Binti Pawa, Senior Director, SEO at TheStreet
Search engine optimization, or SEO, is the cornerstone for successful online businesses. Smaller publications and news outlets, with up-to-date knowledge of how search engines work and a clear strategy to apply that knowledge to their content, can successfully compete with larger companies in Google’s rankings.
SEO in media is much more than just putting the right keyword into an article enough times. Most companies have full SEO teams developing intricate strategies, and the ideas they have can extend far beyond improving an article. Here are six SEO tips from the media industry that any company can use to improve its online reach.
Understanding Your Audience’s “Pain Points”
The “pain points” are the things your clients need help with that you can provide on your website. And no matter what industry you’re in, you want your website to be as informative as possible for your clients.
Talk to your customer service people, your sales staff, and your technical department to see what your customers’ pain points are. Use that to find blind spots on your website and improve your strategy.
No matter what your business is, your content needs to resonate with its audience. No matter how often other parts of the industry change, that will always stay the same
The ultimate goal of your company’s website is to entice customers into buying your product, and they can be a hard sell. You may decide to create an FAQ page or some additional pages to fill out your site with helpful information.
Another option is using the “internal site search” to see what your site visitors have been searching for, and then creating relevant content based on the data you find.
This type of “targeted content” makes you a trustworthy source for visitors and gives you a better chance of turning readers into buyers.
Stand Out From the Competition
What is the unique expertise your company offers that separates you from your competitors? That has to be the focus of your strategy.
Let’s say you run a travel site. Check your competitors’ websites to see what they’ve been doing with their content. Where many of them may be providing fairly generic travel guides, you may be able to capitalize by focusing on the unique qualities of your customers and crafting content based on that instead. If your company focuses more on family travel, capitalize on that. “Best Paris Hotels for Families” is going to stand out from “Best Paris Hotels,” while also answering a question your customers might actually have.
“In any industry, you can look at your competition and see what they’re lacking.” If you’re covering the same topic a competitor is, even something as simple as adding a chart, infographic or video can go a long way toward standing out. There are plenty of ways to make your content different from other websites that you may not have thought of before.
Consider Adding a Blog
Once you know the information you want to cover and the questions you want to answer, you need to consider how to present that information. If you’re not in an industry that can have articles, creating a blog could be useful here.
Filling your blog with informational content – along with photos, videos and infographics – can drive potential customers to your site and prove to them that you’re a reliable source of relevant information.
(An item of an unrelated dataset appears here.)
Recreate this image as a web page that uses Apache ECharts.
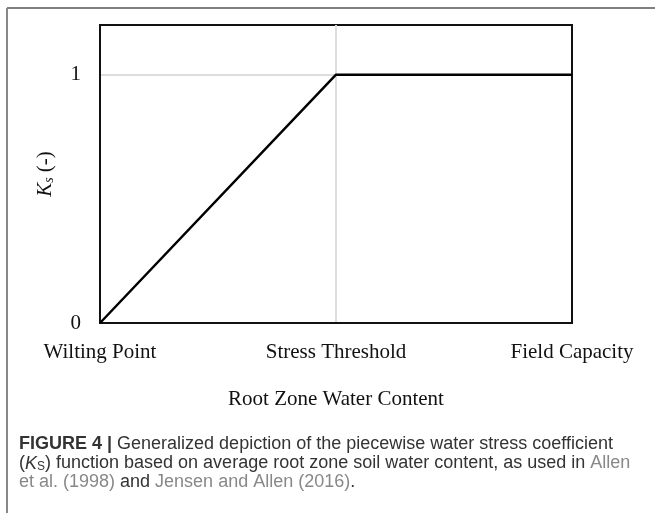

Consider the Right Keywords
Doing a keyword search and looking at trending topics can help give you a sense of how often certain keywords and phrases are being searched, helping you increase the odds that someone will find your material when they search it.
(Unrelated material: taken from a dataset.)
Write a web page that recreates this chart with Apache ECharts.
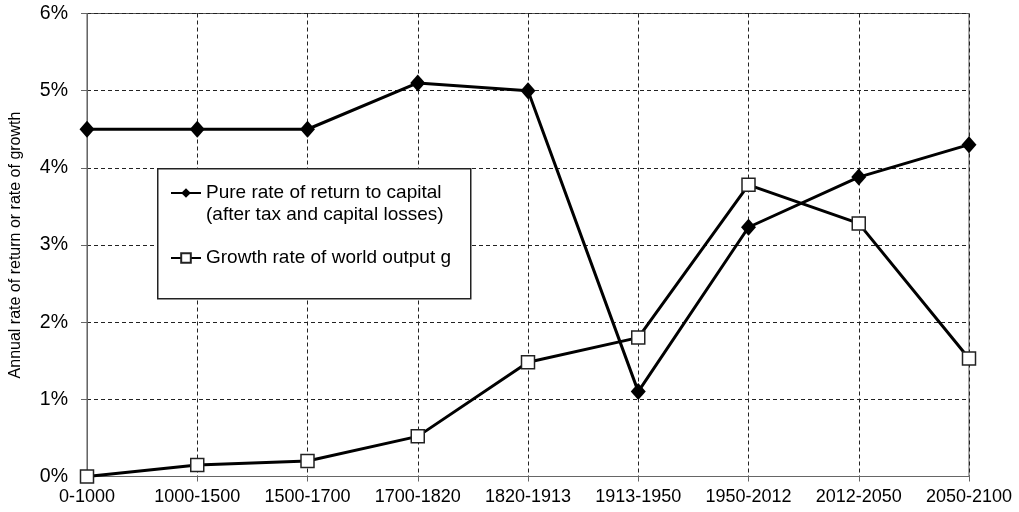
<!DOCTYPE html>
<html>
<head>
<meta charset="utf-8">
<script src="https://cdn.jsdelivr.net/npm/echarts@6/dist/echarts.min.js"></script>
<style>
  html, body { margin: 0; padding: 0; background: #fff; }
  #chart { width: 1019px; height: 512px; }
</style>
</head>
<body>
<div id="chart"></div>
<script>
const periods = ["0-1000", "1000-1500", "1500-1700", "1700-1820", "1820-1913",
  "1913-1950", "1950-2012", "2012-2050", "2050-2100"];
// pure rate of return to capital (%)
const returnRate = [4.5, 4.5, 4.5, 5.1, 5.0, 1.1, 3.23, 3.88, 4.3];
// growth rate of world output g (%)
const growthRate = [0.0, 0.15, 0.2, 0.52, 1.48, 1.8, 3.78, 3.28, 1.53];

// leading empty line keeps the legend icon level with the first text line
const returnName = "\nPure rate of return to capital\n(after tax and capital losses)";
const growthName = "Growth rate of world output g";

const font = "Liberation Sans, Arial, sans-serif";

const chart = echarts.init(document.getElementById("chart"), null, { renderer: "canvas" });

const option = {
  backgroundColor: "#fff",
  animation: false,
  textStyle: { fontFamily: font, color: "#000" },
  grid: {
    left: 87, right: 50, top: 13.5, bottom: 35.5,
    show: true, borderColor: "#555", borderWidth: 1
  },
  graphic: [{
    type: "rect",
    left: 157, top: 168,
    shape: { width: 313, height: 130 },
    style: { fill: "#fff", stroke: "#222", lineWidth: 1.5 },
    z: 50
  }],
  legend: {
    orient: "vertical",
    left: 170, top: 160,
    padding: 0,
    itemGap: 21,
    itemWidth: 30,
    itemHeight: 12,
    z: 60,
    textStyle: { fontFamily: font, fontSize: 19, lineHeight: 22, color: "#000" },
    data: [returnName, growthName]
  },
  xAxis: {
    type: "category",
    data: periods,
    boundaryGap: false,
    axisLine: { lineStyle: { color: "#666", width: 1 } },
    axisTick: { show: true, interval: 0, length: 5, lineStyle: { color: "#666" } },
    axisLabel: { interval: 0, fontFamily: font, fontSize: 18, color: "#000", margin: 12 },
    splitLine: { show: true, interval: 0, lineStyle: { type: [4, 3], color: "#222", width: 1 } }
  },
  yAxis: {
    type: "value",
    min: 0, max: 6, interval: 1,
    name: "Annual rate of return or rate of growth",
    nameLocation: "middle",
    nameRotate: 90,
    nameGap: 63,
    nameTextStyle: { fontFamily: font, fontSize: 16, color: "#000" },
    axisLine: { show: true, lineStyle: { color: "#666", width: 1 } },
    axisTick: { show: true, length: 6, lineStyle: { color: "#666" } },
    axisLabel: { fontFamily: font, fontSize: 19.5, color: "#000", margin: 19,
      formatter: v => v + "%" },
    splitLine: { show: true, lineStyle: { type: [4, 3], color: "#222", width: 1 } }
  },
  series: [
    {
      name: returnName,
      type: "line",
      data: returnRate,
      symbol: "diamond",
      symbolSize: [15, 17],
      lineStyle: { color: "#000", width: 3 },
      itemStyle: { color: "#000", borderColor: "#000", borderWidth: 0 },
      z: 3
    },
    {
      name: growthName,
      type: "line",
      data: growthRate,
      symbol: "rect",
      symbolSize: 13,
      lineStyle: { color: "#000", width: 3 },
      itemStyle: { color: "#fff", borderColor: "#222", borderWidth: 1.5 },
      z: 4
    }
  ]
};

chart.setOption(option);
</script>
</body>
</html>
It’s important to categorize your keywords into “buckets” of topics, finding the relevant and trending keywords, and making them an important part of your content strategy. There are free and paid keyword tools that can lead you to the right ones, and from there, you can organize and prioritize which, are the keywords most worth targeting.
Using tools like these gives you a sense of what’s being searched for, and multiple keywords to include while creating engaging, informative content. It is also important to remember that keywords can be full phrases, like “when is the 2020 election.” Questions like this are one keyword.
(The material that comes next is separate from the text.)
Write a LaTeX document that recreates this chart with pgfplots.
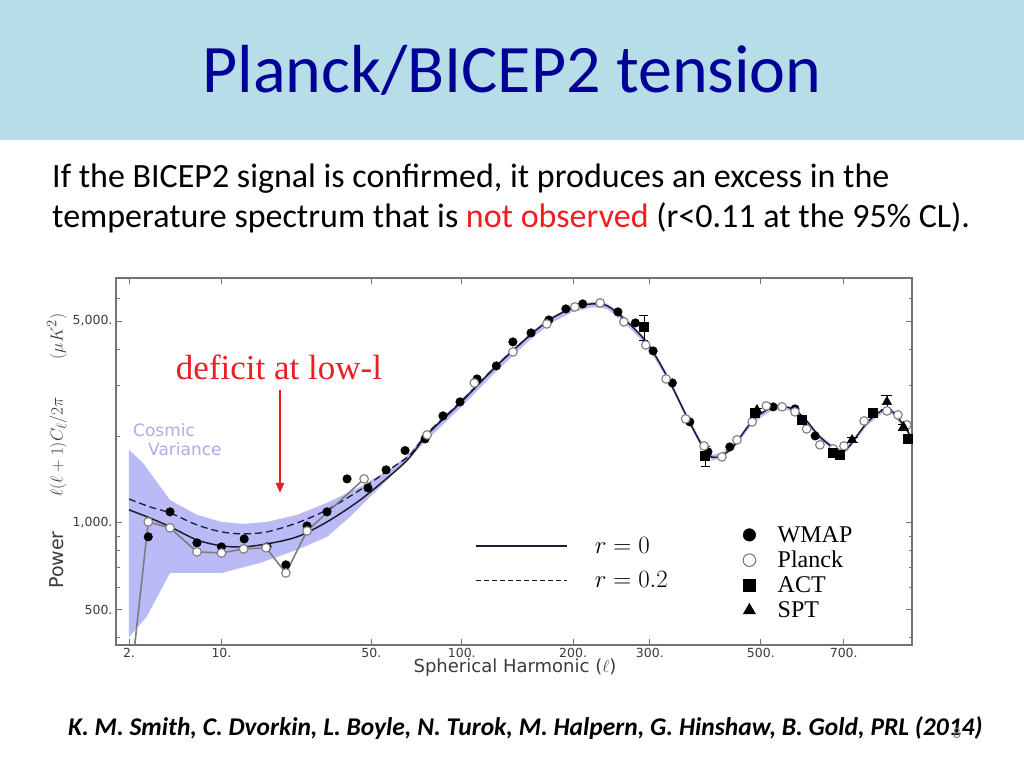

Create a Production Calendar
A monthly production calendar is important not just for staying organized but maximizing search traffic to your site.
Say you’re planning content around Super Bowl Sunday, connecting the event to your business or product. Instead of rushing out content last-minute, consider using a calendar to prepare its creation months in advance.
Being prepared means, you can get your content out earlier, giving it a better opportunity to get shared via social media, newsletters, and links. This increased engagement over time may help it perform better in search leading up to the event.
Creating a content-production plan for each month that accounts for upcoming holidays, trade shows, and events relevant to your industry gives you enough lead time to generate content for them.
Don’t Feel Obligated to Repost Material
You may have heard that Google gives new content more prominence than old content when someone searches something, but that’s only part of the story.
If you created a piece four days ago, you shouldn’t constantly refresh or repost it just to make it seem new. Only refresh content when you need to make a change, like revising the business hours when they change, adding an important question to your FAQ page or adding new information to an older article.
Use your best judgment to determine whether refreshing an article is necessary. Otherwise, don’t feel pressure to make it look like your content was just posted today.
“Using some or all of these strategies can seem like a daunting task, as SEO is constantly evolving, but the reason your business needs it hasn’t changed.” No matter what your business is, your content needs to resonate with its audience. No matter how often other parts of the industry change, that will always stay the same.